Так вот, предвосхищая впечатление читателя, можно сказать, что в целом факты и наблюдения, представленные автором в жанре социологических описаний, порой сухих, порой гротескных, рисуют картину нравственной нищеты церковной жизни в нашей стране, — и это на фоне всех “золотых куполов”, “возрожденных обителей”, торжественных процессий, фестивалей, “православных ярмарок” и прочих внешних успехов, о которых автор пишет довольно подробно и дотошно. Автор, следует сразу оговориться, не православный и не христианин. Правда, оставаясь в роли беспристрастного ученого, оперирующего социологическим аппаратом, Николай Митрохин нигде не говорит о своем отношении к вере и христианству. Но некоторые обороты его речи слишком напоминают язык антирелигиозной литературы 20 — 30-х годов прошлого века. Даже невинная банальность, с которой автор начинает свой труд: “Религиозные организации являются одной из древнейших форм человеческой общности…” — заставляет поморщиться. Язык книги склоняет к тому, чтобы видеть в авторе скорей атеиста, чем даже агностика.
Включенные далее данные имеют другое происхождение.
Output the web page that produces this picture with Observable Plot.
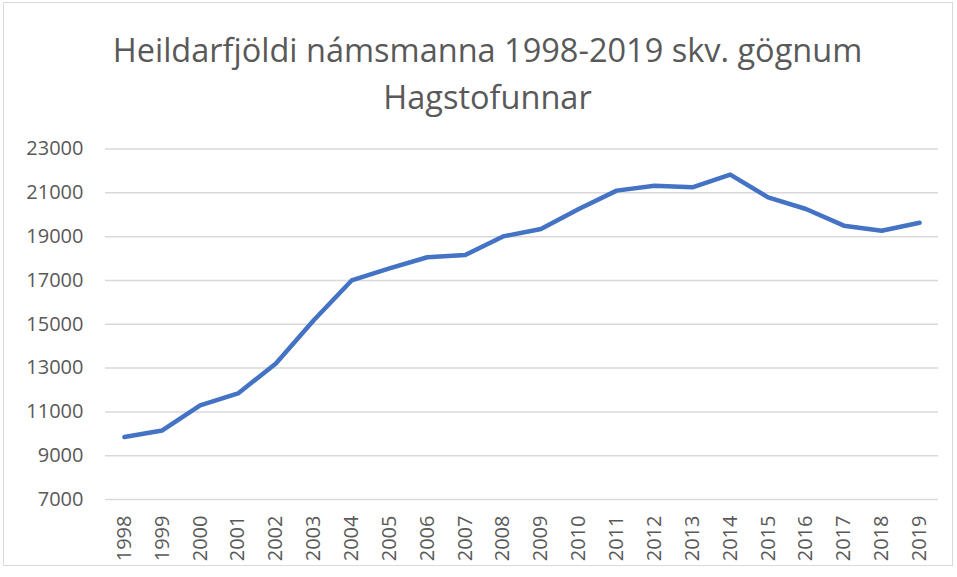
<!DOCTYPE html>
<html>
<head>
<meta charset="utf-8">
<script src="https://cdn.jsdelivr.net/npm/d3@7"></script>
<script src="https://cdn.jsdelivr.net/npm/@observablehq/plot@0.6"></script>
<style>
  html, body { margin: 0; padding: 0; background: #fff; }
  #wrap { position: relative; width: 957px; height: 577px; overflow: hidden; font-family: "Open Sans", sans-serif; }
  #frame { position: absolute; left: 3px; top: 2px; width: 950px; height: 564px; border: 1px solid #d9d9d9; box-sizing: border-box; }
  #title { position: absolute; left: 0; top: 26px; width: 975px; text-align: center; color: #595959; font-size: 32.5px; line-height: 47px; }
  #chart { position: absolute; left: 0; top: 130px; }
</style>
</head>
<body>
<div id="wrap">
  <div id="frame"></div>
  <div id="title">Heildarfjöldi námsmanna 1998-2019 skv. gögnum<br>Hagstofunnar</div>
  <div id="chart"></div>
</div>
<script>
const years = ["1998","1999","2000","2001","2002","2003","2004","2005","2006","2007","2008","2009","2010","2011","2012","2013","2014","2015","2016","2017","2018","2019"];
const students = [9850, 10150, 11300, 11840, 13210, 15180, 17000, 17550, 18060, 18160, 19010, 19350, 20260, 21100, 21320, 21250, 21830, 20790, 20260, 19500, 19270, 19630];
const yTicks = [7000, 9000, 11000, 13000, 15000, 17000, 19000, 21000, 23000];

const data = years.map((y, i) => ({year: y, value: students[i]}));

const chart = Plot.plot({
  width: 957,
  height: 447,
  marginTop: 18.5,
  marginBottom: 78,
  marginLeft: 105,
  marginRight: 19,
  style: { fontFamily: "Open Sans, sans-serif", fontSize: "20px", color: "#595959", background: "transparent" },
  x: { type: "point", domain: years, padding: 0.5, round: false, label: null },
  y: { domain: [7000, 23000], ticks: yTicks, label: null },
  marks: [
    Plot.gridY(yTicks, { stroke: "#d9d9d9", strokeOpacity: 1, strokeWidth: 1.5 }),
    Plot.axisY(yTicks, { tickSize: 0, tickPadding: 22, tickFormat: d => String(d), fill: "#595959", fontSize: 20 }),
    Plot.axisX({ tickSize: 0, tickPadding: 16, tickRotate: -90, fill: "#595959", fontSize: 20 }),
    Plot.line(data, { x: "year", y: "value", stroke: "#4472C4", strokeWidth: 4.5, strokeLinejoin: "round", strokeLinecap: "round" })
  ]
});
document.getElementById("chart").appendChild(chart);
</script>
</body>
</html>
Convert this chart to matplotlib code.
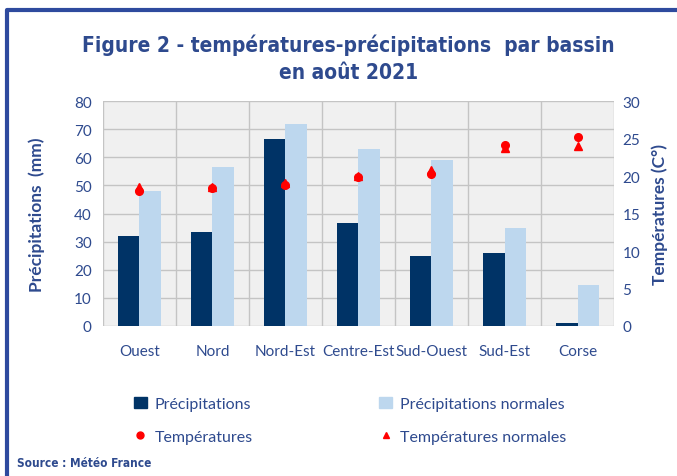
import numpy as np
import matplotlib.pyplot as plt
from matplotlib.lines import Line2D
from matplotlib.patches import Patch

bassins = ["Ouest", "Nord", "Nord-Est", "Centre-Est", "Sud-Ouest", "Sud-Est", "Corse"]
precip = [32, 33.5, 66.5, 36.7, 25, 26, 1]
precip_norm = [48, 56.5, 72, 63, 59, 35, 14.5]
temp = [18.0, 18.4, 18.8, 19.9, 20.3, 24.2, 25.2]
temp_norm = [18.6, 18.6, 19.1, 20.0, 20.8, 23.7, 24.0]

blue_txt = "#2e4a8e"
dark = "#003366"
light = "#bdd7ee"

plt.rcParams["font.family"] = ["Lato", "DejaVu Sans"]

fig = plt.figure(figsize=(6.77, 4.77), dpi=100)
ax = fig.add_axes([0.152, 0.3145, 0.755, 0.4715])
ax2 = ax.twinx()

x = np.arange(len(bassins))
w = 0.29
ax.set_facecolor("#f0f0f0")
ax.bar(x - w / 2, precip, w, color=dark, zorder=3)
ax.bar(x + w / 2, precip_norm, w, color=light, zorder=3)
ax.set_xlim(-0.5, len(bassins) - 0.5)
ax.set_ylim(0, 80)
ax.set_yticks(range(0, 81, 10))
ax.set_xticks(x)
ax.set_xticklabels(bassins)
ax.set_xticks(np.arange(-0.5, len(bassins)), minor=True)
ax.grid(True, which="minor", axis="x", color="#c4c4c4", lw=1, zorder=0)
ax.grid(True, which="major", axis="y", color="#c4c4c4", lw=1, zorder=0)
ax.tick_params(which="both", length=0)
ax.tick_params(axis="x", pad=13)
ax.tick_params(axis="y", pad=8)
for t in ax.get_xticklabels() + ax.get_yticklabels():
    t.set_color(blue_txt)
    t.set_fontsize(11)
ax.set_ylabel("Précipitations  (mm)", color=blue_txt, fontsize=12.5, fontweight="bold", labelpad=21)
for s in ax.spines.values():
    s.set_visible(False)

ax2.plot(x, temp_norm, "^", color="red", ms=5.5, zorder=4)
ax2.plot(x, temp, "o", color="red", ms=5.5, zorder=5)
ax2.set_ylim(0, 30)
ax2.set_yticks(range(0, 31, 5))
ax2.tick_params(length=0, labelsize=11, labelcolor=blue_txt, pad=6)
ax2.set_ylabel("Températures (C°)", color=blue_txt, fontsize=12.5, fontweight="bold", labelpad=8)
for s in ax2.spines.values():
    s.set_visible(False)

title_font = dict(fontsize=15, fontweight="bold", color=blue_txt, fontstretch="condensed",
                  family=["DejaVu Sans", "Liberation Sans Narrow"])
fig.text(0.515, 0.905, "Figure 2 - températures-précipitations  par bassin", ha="center", va="center", **title_font)
fig.text(0.515, 0.848, "en août 2021", ha="center", va="center", **title_font)

handles = [Patch(color=dark), Line2D([], [], marker="o", color="red", ls="", ms=5),
           Patch(color=light), Line2D([], [], marker="^", color="red", ls="", ms=5)]
labels = ["Précipitations", "Températures", "Précipitations normales", "Températures normales"]
leg = fig.legend(handles, labels, ncol=2, loc="upper left", bbox_to_anchor=(0.198, 0.165), frameon=False,
                 fontsize=11.5, columnspacing=7.9, handlelength=0.8, handletextpad=0.5, labelspacing=1.15,
                 borderaxespad=0, borderpad=0)
for t in leg.get_texts():
    t.set_color(blue_txt)

fig.text(0.025, 0.022, "Source : Météo France", fontsize=8.5, fontweight="bold", color=blue_txt,
         fontstretch="condensed", family=["DejaVu Sans"])

fig.add_artist(Line2D([0.011, 0.011, 1.0], [0.0, 0.977, 0.977], color="#2e4a9e", lw=3,
                      transform=fig.transFigure))

fig.savefig("out.png", dpi=100)
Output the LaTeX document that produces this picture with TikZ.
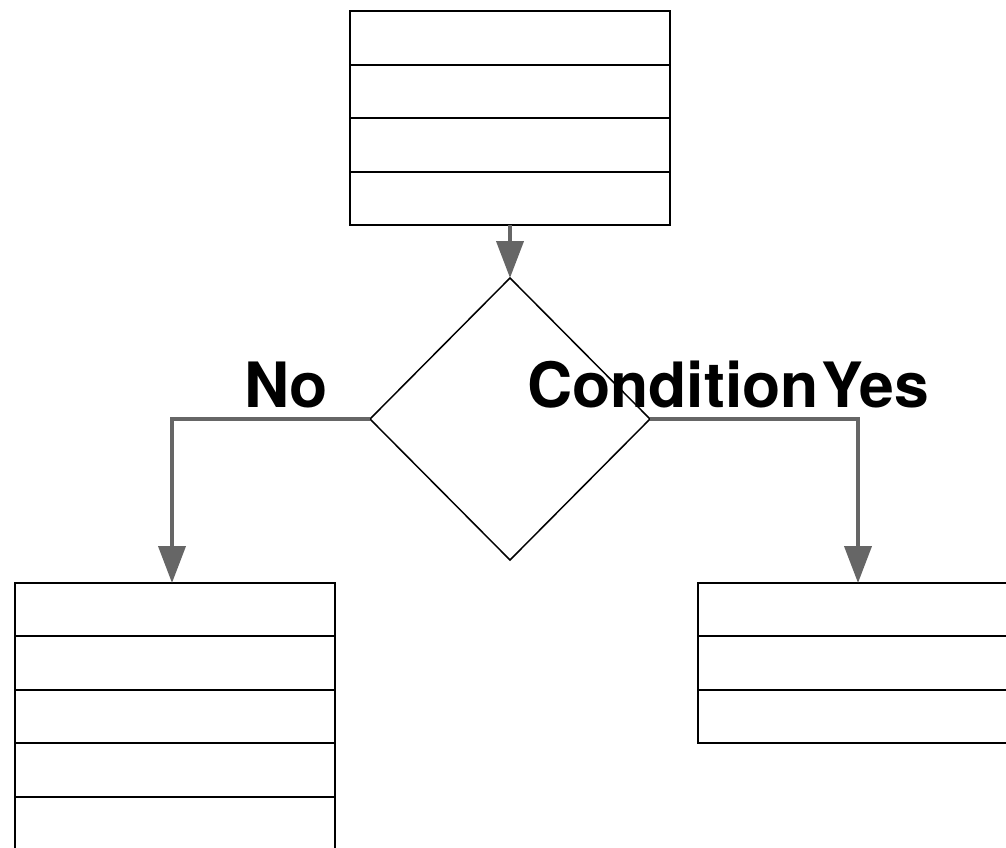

Однако, как ни неприятно это членам Церкви, у любого есть право исследовать любое явление исходя из собственных научных подходов и использовать собственную терминологию. К сожалению, никто из православных не понес труд исследовать внутреннюю жизнь Русской Православной Церкви с точки зрения социологии1, хотя критически относящихся к нравам и реалиям Московского Патриархата среди духовенства и мирян достаточно. Поэтому работа Митрохина, видимо, надолго останется незаменимой. Она насыщена малодоступными цифрами и фактами, которые еще не были собраны и подвергнуты социологическому обобщению, ссылками, которые до этого были разрознены, меткими характерными наблюдениями. Источники последних — в основном сами члены Церкви. В “Предисловии” автор выражает “огромную благодарность” “тем людям Церкви, которые в той или иной степени знали о замысле книги, но не отказывали в помощи”. Несмотря на обилие негативной и разоблачительной фактуры, чувствуется, что за сбором данных стояло подлинное человеческое общение, взаимопонимание и взаимоуважение исследователя и источника. Можно предположить, что очень многие члены Церкви были рады возможности высказаться о наболевшем, и их нелукавство перед лицом нехристианского мира свидетельствует о силе их веры. И делает честь такту самого интервьюера.